I usually serve this with a simple green salad but if you want to indulge you can always serve some crusty bread to mop up all the leftover sauce! For a less indulgent meal you can use minced chicken as a more healthy variant. Add spices like thyme and fennel seeds to mimic the seasoning of the Italian sausage used in this recipe.
Don’t you just love italian food? By the way…………did you hear about that italian chef that died?
He pasta way.
We cannoli do so much.
His legacy will become a pizza history.
He ran out of thyme
I hope you enjoy it as much as we did. If you try it, please let me know! Leave a comment, telling me what you think of it. You can also tag your photo on Instagram with @culyzaar or post it on my Facebook page so I can see it. I love seeing your takes on the recipes on my blog!
- 500 grams of gnocchi
- 1 onion, finely chopped
- 2 cloves of garlic, finely chopped
- 2 fresh sausages (choose a good brand with Italian spices or make your one)
- 200 grams of fresh baby spinach (or chopped normal size spinach)
- 1 tin of canned diced tomatoes with juices (do not drain)
- 70 ml of water or chicken broth
- 1 tsp dried oregano
- 1 tsp of dried thyme
- 2 tsp of paprika
- 100 grams shredded mozzarella cheese
- 25 grams of freshly grated Parmesan cheese
- 200 grams peas (fresh or frozen)
- Olive oil
- Salt and peppe
You start by cooking the gnocchi in a pan of boiling water for a couple of minutes (check the package for directions) until they float to the surface. Use a slotted spoon to take the gnocchi out of the water and strain the gnocchi until all of the liquid drains off. Don’t throw them into a hot frying pan immediately, because the water on the outside of the pasta will not allow the gnocchi to develop a nice, golden crust. Drain all the water (in a strainer) and add a drizzle of olive oil to a large frying pan over medium heat.
Put the gnocchi into the pan, and spread them around with the back of a spoon to create an even layer over the pan, this is very important for the crunchy crust. Let the gnocchi fry for a couple of minutes until they turn golden brown. Turn them gently with a spatula, and cook on the other side until brown and crispy. Take them out of the pan and set aside for later.
Cook the peas in a pan with boiling water for 4 minutes, drain and also set aside for later.
Heat 1 tablespoon oil in a large broiler-safe skillet over medium heat. Add onion and cook until brown which will take approximately 8 to 10 minutes. Take the sausages out of their casing and cut them in little pieces. Add the garlic to the pan and fry for a minute with the onion. Then add the sausage, salt and pepper and cook for 4 minutes while breaking up the sausage with a wooden spoon. Add spinach a handful at a time and cook, stirring, until wilted, this will take about 4 minutes.

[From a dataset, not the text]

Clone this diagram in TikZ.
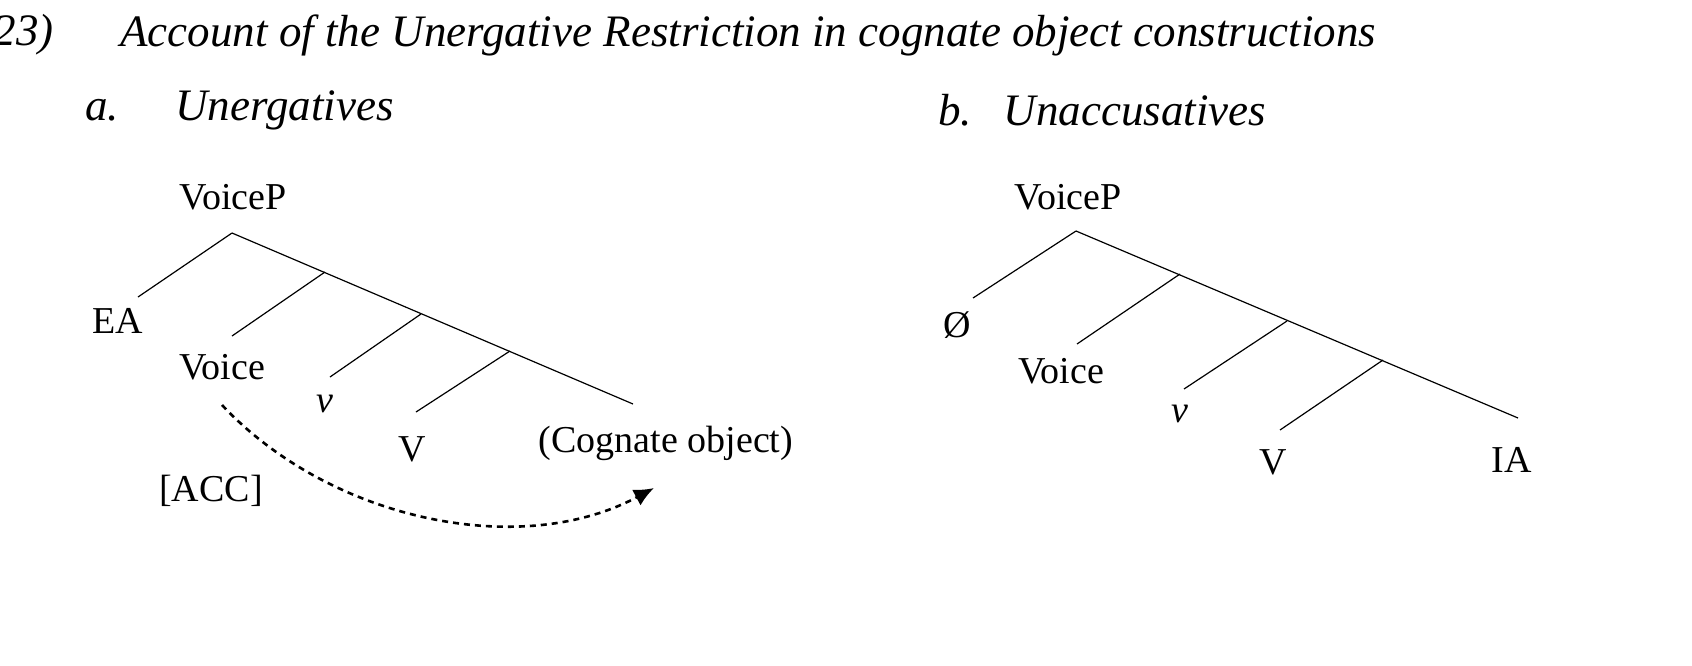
\documentclass[tikz,border=0pt]{standalone}
\usepackage{fontspec}
\setmainfont{Liberation Serif}
\usetikzlibrary{arrows.meta}
\tikzstyle{lbl} = [font=\fontsize{19}{22}\selectfont, inner sep=0pt]
\tikzstyle{ttl} = [font=\fontsize{22.5}{26}\selectfont\itshape, inner sep=0pt, anchor=west]
\tikzstyle{br} = [line width=0.6pt]

\begin{document}
\begin{tikzpicture}[x=0.5pt, y=-0.5pt]
    \useasboundingbox (0,0) rectangle (1692,665);
    % titles
    \node[ttl, anchor=east] (num) at (54,35) {(23)};
    \node[ttl] (title) at (120,35) {Account of the Unergative Restriction in cognate object constructions};
    \node[ttl] (ta) at (85,110) {a.\hspace{1.25em}Unergatives};
    \node[ttl] (tb) at (938,110) {b.\hspace{0.7em}Unaccusatives};
    % tree a
    \node[lbl] (vpa) at (233,197) {VoiceP};
    \coordinate (ra) at (232,233);
    \coordinate (a1) at (325,272);
    \coordinate (a2) at (421,314);
    \coordinate (a3) at (510,351);
    \node[lbl] (ea) at (118,321) {EA};
    \node[lbl] (voa) at (222,367) {Voice};
    \node[lbl] (va) at (325,404) {\itshape v};
    \node[lbl] (Va) at (412,449) {V};
    \node[lbl] (co) at (666,443) {(Cognate object)};
    \node[lbl] (acc) at (211,491) {[ACC]};
    \draw[br] (ra) -- (138,297);
    \draw[br] (ra) -- (633,404);
    \draw[br] (a1) -- (232,336);
    \draw[br] (a2) -- (330,377);
    \draw[br] (a3) -- (416,412);
    \draw[line width=1.3pt, dash pattern=on 3pt off 2.5pt, -{Latex[length=10pt,width=9pt]}]
        (222,405) .. controls (330,520) and (520,560) .. (654,488);
    % tree b
    \node[lbl] (vpb) at (1068,197) {VoiceP};
    \coordinate (rb) at (1076,231);
    \coordinate (b1) at (1180,274);
    \coordinate (b2) at (1287,321);
    \coordinate (b3) at (1383,360);
    \node[lbl] (nul) at (957,325) {Ø};
    \node[lbl] (vob) at (1061,371) {Voice};
    \node[lbl] (vb) at (1180,414) {\itshape v};
    \node[lbl] (Vb) at (1273,462) {V};
    \node[lbl] (ia) at (1512,460) {IA};
    \draw[br] (rb) -- (973,298);
    \draw[br] (rb) -- (1518,418);
    \draw[br] (b1) -- (1077,344);
    \draw[br] (b2) -- (1184,389);
    \draw[br] (b3) -- (1280,430);
\end{tikzpicture}
\end{document}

Then add the canned tomatoes, the water (or the stock) and the dried herbs and spices. Taste and add seasoning when necessary. Mix well and add the fried gnocchi to the pan. Make sure there is enough liquid in the pan and if necessary add a dash of water. Top with mozzarella and Parmesan cheese and let it simmer for a while, until the cheese forms a melted gooey cheesy layer on the pasta. That takes about four minutes. In the meantime preheat the broiler of your oven.
Position a baking sheet in the upper third of oven. Broil until the cheese starts to brown, 3 to 5 minutes. This gives the cheese an irresistibly crusty crust. Remove from the oven, top with some chopped basil or oregano if desired.